Lukas Moodysson has been to the dark side. The 45-year-old Swedish director charmed our socks off with coming-of-age tales ‘Show Me Love’ (1998) and ‘Together’ (2000). Then something snapped. Moodysson’s third feature, ‘Lilya 4-Ever’, was an unrelentingly bleak story about human trafficking. He followed that up with intense, experimental films that hardly anyone watched. But now he is back on heart-winning form with ‘We Are the Best!’, the story of three girls in a punk band. So how did the filmmaker get happy again?

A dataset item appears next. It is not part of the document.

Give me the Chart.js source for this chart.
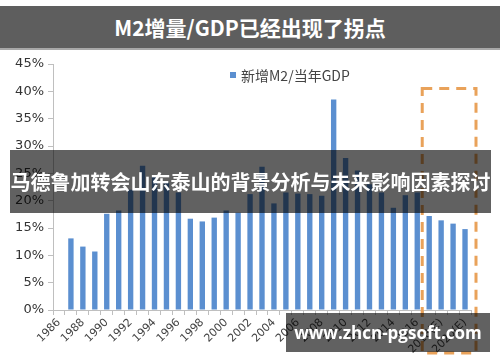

‘Sometimes you need to focus on the great things in life. I worked as a professor at a film school in Helsinki, and set my students a task to make a short film about the idea that life is shit but can also be fantastic. A lot of movies say that everything is either terrible or great. But to find both, sadness and strength, vulnerability and energy, that’s what I’ve always tried to do.’

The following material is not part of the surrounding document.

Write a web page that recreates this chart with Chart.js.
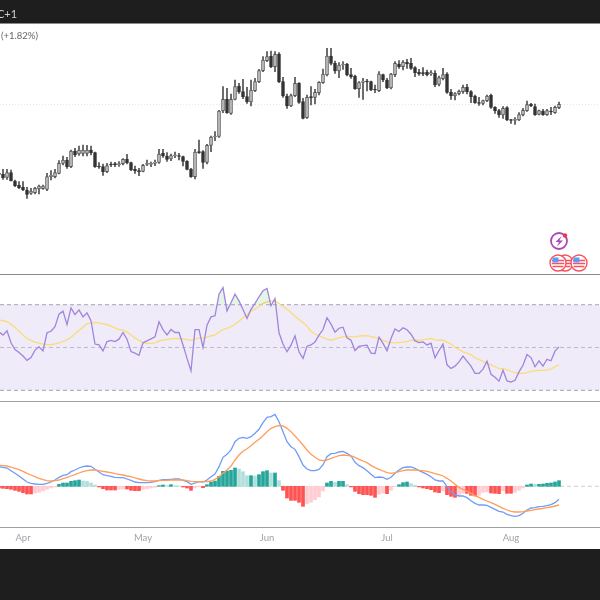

‘I said a few years ago that I was sick of filmmaking. Part of what brought me back was this script, and the idea of working with children. But also, teaching really inspired me. I had so many discussions with my students about how to make films and why to make them, and I started to get that happy fever back that you feel on a film set. You’re working out how to shoot a scene and it’s like a chess problem. You’re not sure you can solve it but you really want to try.’
‘I’m very affected by things around me: there is so much I’m interested in, things I get upset by, things that make me happy. I find it difficult to focus on one project and maintain one feeling. In the middle of making a film I always want to change it! I have to be blindfolded, like a horse with blinkers. If I had total freedom, my films would be chaos.’

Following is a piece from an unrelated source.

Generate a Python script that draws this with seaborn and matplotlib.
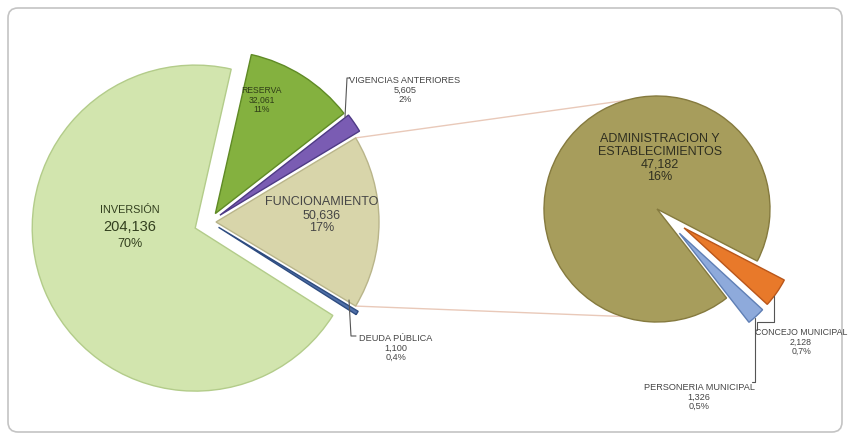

‘Maybe it’s just laziness, but there are a lot of scenes in this film where I didn’t really know what was happening during the filming. I was confused, and those were the best days for me. I don’t want to control everything so precisely that my actors turn into robots.’
‘I look at people with an affectionate eye. With some filmmakers, you can feel they have a lot of intelligence but the film is like a surveillance camera, too remote. I like my characters, and I want good things to happen to them.’
‘We Are the Best!’ opens in UK cinemas on Fri Apr 18.